Idioma e distância da família: os desafios para o brasileiro

Pardinho só vai debutar nas ligas menores em 2018. Até lá, cumprirá estágios na República Dominicana e nos Estados Unidos. Existe um plano de médio e longo prazo para o brasileiro, com ênfase em adaptação cultural e aulas de inglês.

“Temos aulas de inglês em todos os dias na República Dominicana e na Flórida”, disse Andrew Tinnish, dos Blue Jays. “O grupo vai ficando menor a medida que os garotos sobem e se integram mais à vida e à língua local, mas é algo que consideramos muito importante. Pense que é como se um de nós tivesse de jogar beisebol na Rússia, no Japão ou em outro lugar sem dominar o idioma. Os desafios do dia a dia, como comprar comida e ir ao banco, seriam ainda mais complicados. Sabemos que desafios existirão para jogadores jovens como Eric, mas nosso trabalho é ajudá-los a passar por isso. Vamos trabalhar nisso desde o dia 1. Não é um experimento de um ano; é algo para dez, quinze ou até 20 anos. Estamos nessa pela bola longa e por uma carreira que tenha muita longevidade”, adicionou.

Pardinho já vive sozinho há quatro anos, desde que se tornou o mais jovem integrante do CT em Ibiúna. Ainda assim, terá de lidar com a realidade de estar em um país diferente e não poder conviver com a família – os pais têm planos de migrar para o Canadá em 2018.

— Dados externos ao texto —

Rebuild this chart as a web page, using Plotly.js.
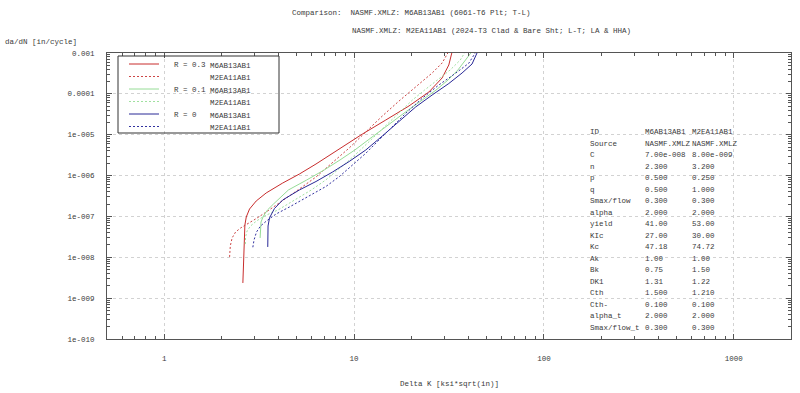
<!DOCTYPE html>
<html><head><meta charset="utf-8">
<script src="https://cdn.plot.ly/plotly-3.0.1.min.js"></script>
<style>html,body{margin:0;padding:0;background:#fff}</style>
</head><body><div id="chart" style="width:800px;height:393px"></div>
<script>
// ---------- data ----------
const rLabels = ['R = 0.3', 'R = 0.1', 'R = 0'];
const matIds = ['M6AB13AB1', 'M2EA11AB1'];

const r03_M6_K    = [2.597, 2.610, 2.626, 2.638, 2.661, 2.706, 2.816, 3.053, 3.445, 4.211, 5.152, 6.303, 8.354, 11.07, 14.69, 19.46, 24.78, 29.09, 31.55, 32.71];
const r03_M6_dadn = [2.35e-9, 4.89e-9, 1.51e-8, 3.52e-8, 6.17e-8, 9.68e-8, 1.52e-7, 2.39e-7, 3.75e-7, 6.58e-7, 1.09e-6, 1.92e-6, 4.48e-6, 1.04e-5, 2.29e-5, 5.05e-5, 1.11e-4, 2.45e-4, 5.09e-4, 1.0e-3];

const r03_M2_K    = [2.211, 2.230, 2.279, 2.378, 2.526, 2.749, 3.028, 3.445, 4.211, 5.152, 6.303, 7.701, 9.426, 11.53, 14.09, 17.25, 21.10, 25.78, 29.09, 31.17];
const r03_M2_dadn = [1.02e-8, 1.89e-8, 2.97e-8, 4.16e-8, 5.21e-8, 6.53e-8, 8.65e-8, 1.28e-7, 2.39e-7, 4.70e-7, 9.23e-7, 2.03e-6, 4.73e-6, 1.17e-5, 2.87e-5, 6.68e-5, 1.47e-4, 3.24e-4, 5.69e-4, 1.0e-3];

const r01_M6_K    = [3.201, 3.205, 3.236, 3.335, 3.501, 3.763, 4.096, 4.511, 5.633, 6.960, 8.433, 10.10, 11.86, 13.91, 16.33, 19.29, 22.88, 27.03, 31.28, 35.22, 38.28, 41.17];
const r01_M6_dadn = [2.97e-8, 5.21e-8, 7.31e-8, 1.03e-7, 1.44e-7, 2.01e-7, 2.99e-7, 4.44e-7, 7.80e-7, 1.37e-6, 2.41e-6, 4.23e-6, 7.43e-6, 1.31e-5, 2.29e-5, 4.03e-5, 7.07e-5, 1.24e-4, 2.19e-4, 3.84e-4, 6.37e-4, 1.0e-3];

const r01_M2_K    = [2.677, 2.683, 2.733, 2.850, 3.064, 3.376, 3.978, 4.891, 5.954, 7.096, 8.232, 9.460, 10.80, 12.24, 13.82, 15.64, 17.75, 20.30, 23.52, 27.46, 32.08, 36.26, 38.18];
const r01_M2_dadn = [2.11e-8, 3.14e-8, 4.41e-8, 5.83e-8, 7.73e-8, 1.03e-7, 1.44e-7, 2.53e-7, 4.44e-7, 7.80e-7, 1.37e-6, 2.41e-6, 4.23e-6, 7.43e-6, 1.31e-5, 2.29e-5, 4.03e-5, 7.07e-5, 1.24e-4, 2.19e-4, 3.84e-4, 6.74e-4, 1.0e-3];

const r00_M6_K    = [3.512, 3.513, 3.525, 3.586, 3.809, 4.211, 5.152, 6.303, 7.701, 9.426, 11.53, 14.09, 17.25, 21.10, 25.78, 31.55, 37.05, 41.81, 44.41];
const r00_M6_dadn = [1.79e-8, 3.52e-8, 5.83e-8, 9.16e-8, 1.56e-7, 2.53e-7, 4.44e-7, 7.16e-7, 1.22e-6, 2.21e-6, 4.23e-6, 9.31e-6, 2.17e-5, 4.77e-5, 9.37e-5, 1.79e-4, 3.24e-4, 5.38e-4, 1.0e-3];

const r00_M2_K    = [2.931, 2.973, 3.064, 3.217, 3.457, 3.889, 4.565, 5.812, 7.112, 8.354, 9.809, 11.53, 13.54, 15.91, 18.70, 22.85, 27.96, 34.20, 40.18, 43.45];
const r00_M2_dadn = [1.76e-8, 2.65e-8, 4.16e-8, 5.83e-8, 7.73e-8, 1.15e-7, 1.70e-7, 3.16e-7, 5.41e-7, 9.40e-7, 1.82e-6, 3.51e-6, 7.43e-6, 1.57e-5, 3.34e-5, 7.78e-5, 1.65e-4, 3.18e-4, 5.60e-4, 1.0e-3];

const xTickVals = [1, 10, 100, 1000];
const xTickText = ['1', '10', '100', '1000'];
const yTickVals = [1e-10, 1e-9, 1e-8, 1e-7, 1e-6, 1e-5, 1e-4, 1e-3];
const yTickText = ['1e-010', '1e-009', '1e-008', '1e-007', '1e-006', '1e-005', '0.0001', '0.001'];

const tableParams = ['ID', 'Source', 'C', 'n', 'p', 'q', 'Smax/flow', 'alpha', 'yield', 'KIc', 'Kc', 'Ak', 'Bk', 'DK1', 'Cth', 'Cth-', 'alpha_t', 'Smax/flow_t'];
const tableM6 = ['M6AB13AB1', 'NASMF.XMLZ', '7.00e-008', '2.300', '0.500', '0.500', '0.300', '2.000', '41.00', '27.00', '47.18', '1.00', '0.75', '1.31', '1.500', '0.100', '2.000', '0.300'];
const tableM2 = ['M2EA11AB1', 'NASMF.XMLZ', '8.00e-009', '3.200', '0.250', '1.000', '0.300', '2.000', '53.00', '30.00', '74.72', '1.00', '1.50', '1.22', '1.210', '0.100', '2.000', '0.300'];

const titleLine1 = 'Comparison:  NASMF.XMLZ: M6AB13AB1 (6061-T6 Plt; T-L)';
const titleLine2 = 'NASMF.XMLZ: M2EA11AB1 (2024-T3 Clad & Bare Sht; L-T; LA & HHA)';
const yTitle = 'da/dN [in/cycle]';
const xTitle = 'Delta K [ksi*sqrt(in)]';

// ---------- styling ----------
const FONT = 'Liberation Mono, Courier New, monospace';
const TXT = '#3a3a3a';
const colors = ['rgb(200,45,45)', 'rgb(150,220,150)', 'rgb(40,40,150)'];
const dashColors = ['rgb(205,70,70)', 'rgb(160,225,160)', 'rgb(50,50,160)'];
const DASH = '2px,2px';

const L = 107, R = 791, T = 53, B = 339;
const xp = px => (px - L) / (R - L);
const yp = py => (B - py) / (B - T);

const series = [
  [r03_M6_K, r03_M6_dadn, 0, 'solid'],
  [r03_M2_K, r03_M2_dadn, 0, 'dash'],
  [r01_M6_K, r01_M6_dadn, 1, 'solid'],
  [r01_M2_K, r01_M2_dadn, 1, 'dash'],
  [r00_M6_K, r00_M6_dadn, 2, 'solid'],
  [r00_M2_K, r00_M2_dadn, 2, 'dash']
];
const traces = series.map(([x, y, ci, st]) => ({
  x: x, y: y, type: 'scatter', mode: 'lines', showlegend: false, hoverinfo: 'skip',
  line: {color: st === 'solid' ? colors[ci] : dashColors[ci], width: 1, dash: st === 'solid' ? 'solid' : DASH}
}));

function minorTicks(lo, hi) {
  const out = [];
  for (let e = lo; e <= hi; e++) for (let d = 2; d <= 9; d++) out.push(d * Math.pow(10, e));
  return out;
}

const annotations = [];
const shapes = [];
function txt(text, px, py, anchor, size) {
  annotations.push({text: text, xref: 'paper', yref: 'paper', x: xp(px), y: yp(py),
    xanchor: anchor || 'left', yanchor: 'middle', showarrow: false,
    font: {family: FONT, size: size || 7.5, color: TXT}});
}

txt(titleLine1, 290, 13);
txt(titleLine2, 350, 31);
txt(yTitle, 3, 42);
txt(xTitle, 449, 384, 'center');

shapes.push({type: 'rect', xref: 'paper', yref: 'paper', x0: xp(118), x1: xp(279), y0: yp(56), y1: yp(133),
  line: {color: '#333', width: 1}, fillcolor: 'rgba(0,0,0,0)'});
const rowY = [64, 76.5, 89, 101.5, 114, 126.5];
for (let i = 0; i < 6; i++) {
  const ci = Math.floor(i / 2), solid = i % 2 === 0;
  shapes.push({type: 'line', xref: 'paper', yref: 'paper', x0: xp(129), x1: xp(159), y0: yp(rowY[i]), y1: yp(rowY[i]),
    line: {color: solid ? colors[ci] : dashColors[ci], width: 1, dash: solid ? 'solid' : DASH}});
  if (solid) txt(rLabels[ci], 172, rowY[i] + 1);
  txt(matIds[i % 2], 208, rowY[i] + 1.5);
}

for (let i = 0; i < tableParams.length; i++) {
  const y = 132 + i * 11.5;
  txt(tableParams[i], 588, y);
  txt(tableM6[i], 643, y);
  txt(tableM2[i], 690, y);
}

const axisCommon = {
  type: 'log', showline: true, linecolor: '#555', linewidth: 1, mirror: 'ticks',
  ticks: 'inside', ticklen: 5, tickcolor: '#555', tickwidth: 1,
  showgrid: true, gridcolor: '#d2d2d2', griddash: '3px,3px', gridwidth: 1, zeroline: false,
  tickfont: {family: FONT, size: 7.5, color: TXT}, tickmode: 'array'
};

const layout = {
  width: 800, height: 393,
  margin: {l: L, r: 800 - R, t: T, b: 393 - B, pad: 0},
  paper_bgcolor: '#fff', plot_bgcolor: '#fff',
  xaxis: Object.assign({}, axisCommon, {
    range: [Math.log10(0.5), Math.log10(2000)], tickvals: xTickVals, ticktext: xTickText,
    ticklabelstandoff: 12,
    minor: {tickmode: 'array', tickvals: minorTicks(-1, 3), ticks: 'inside', ticklen: 3, tickcolor: '#555', showgrid: false}
  }),
  yaxis: Object.assign({}, axisCommon, {
    range: [-10, -3], tickvals: yTickVals, ticktext: yTickText,
    ticklabelstandoff: 10,
    minor: {tickmode: 'array', tickvals: minorTicks(-10, -4), ticks: 'inside', ticklen: 3, tickcolor: '#555', showgrid: false}
  }),
  annotations: annotations,
  shapes: shapes
};

Plotly.newPlot('chart', traces, layout, {displayModeBar: false, staticPlot: true});
</script>
</body></html>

“Acho que todo pai, quando coloca o filho no esporte, pensa que um dia ele vai se tornar um grande atleta. Quando a gente vê um sonho se realizando, fica muito feliz e abre um novo projeto. O novo sonho é vê-lo morando em outro país, jogando em uma liga mais forte e crescendo até chegar à MLB. A partir daí, chegar muito bem e – por que não sonhar? – como número 1 da equipe que ele vai estar representando”, explicou Evandro.

Se isso realmente acontecer, os Pardinhos provavelmente vão precisar de telefones celulares novos.